Once both supply lines are off, find the mounting hardware below the faucet — typically a horseshoe-shaped bracket and a single threaded mounting nut on most modern faucets, or a pair of threaded studs with wing nuts on older designs. Loosen and remove. Lift the old faucet up through the deck. Wipe the deck clean of old plumber's putty, silicone residue, or mineral scale; a plastic scraper and a damp cloth do the work without scratching the sink.
If your shut-off valves are old, multi-turn, and clearly haven't been operated in years, they may not fully close — or they may close fine and then weep when you reopen them after the install. This is the single most common point at which a two-hour project becomes a plumber call. If a valve is corroded, leaks at the stem, or refuses to fully shut, stop the project and replace the angle stop first (or call a licensed plumber to do it). Under-sink water is annoying; behind-the-wall water is expensive.
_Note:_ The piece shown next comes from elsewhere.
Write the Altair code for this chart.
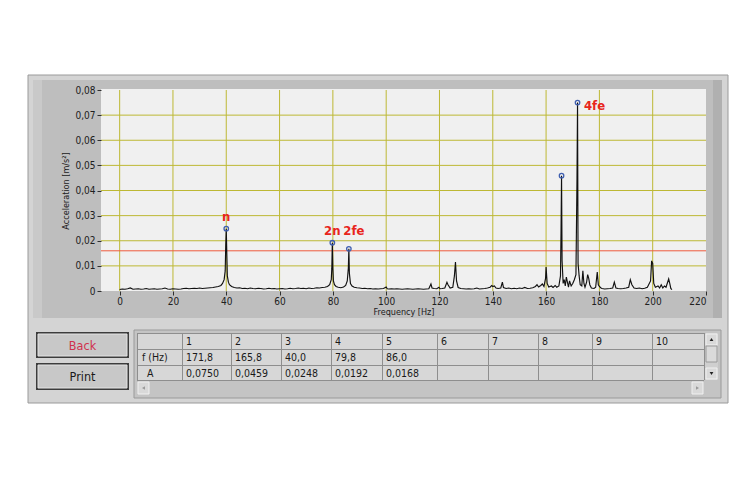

Setting the new faucet is the calmest part of the morning. Read the kit before you do anything else. Most modern faucets ship with a rubber or silicone gasket that seats between the faucet body (or deck plate) and the sink — and the Moen install instructions are explicit that the gasket goes down first, with caulk or plumber's putty used only when the manufacturer specifically calls for it. On a stainless or composite sink, the gasket is everything; you don't need anything else. On a stone counter, plumber's putty is actively forbidden because it can stain. When in doubt, do exactly what the kit says and resist the SERP-default advice to bed the faucet in putty "just in case."
Drop the new faucet body through the deck (and through the deck plate, if you're using one). Underneath, slide the horseshoe bracket up the threaded shank, then thread the mounting nut on by hand. Hand-tight is enough to begin with — you'll snug it the rest of the way once the faucet is centred and aligned. Connect the new braided supply lines to the faucet inlets first, finger-tight; then to the shut-off valves, finger-tight. Now go around with a wrench and apply the rule that prevents most leaks: hand-tight plus a quarter turn. No more. Compression fittings leak when overtightened, not when undertightened — they crack escutcheons, deform gaskets, and strip threads. Quarter turn. Stop.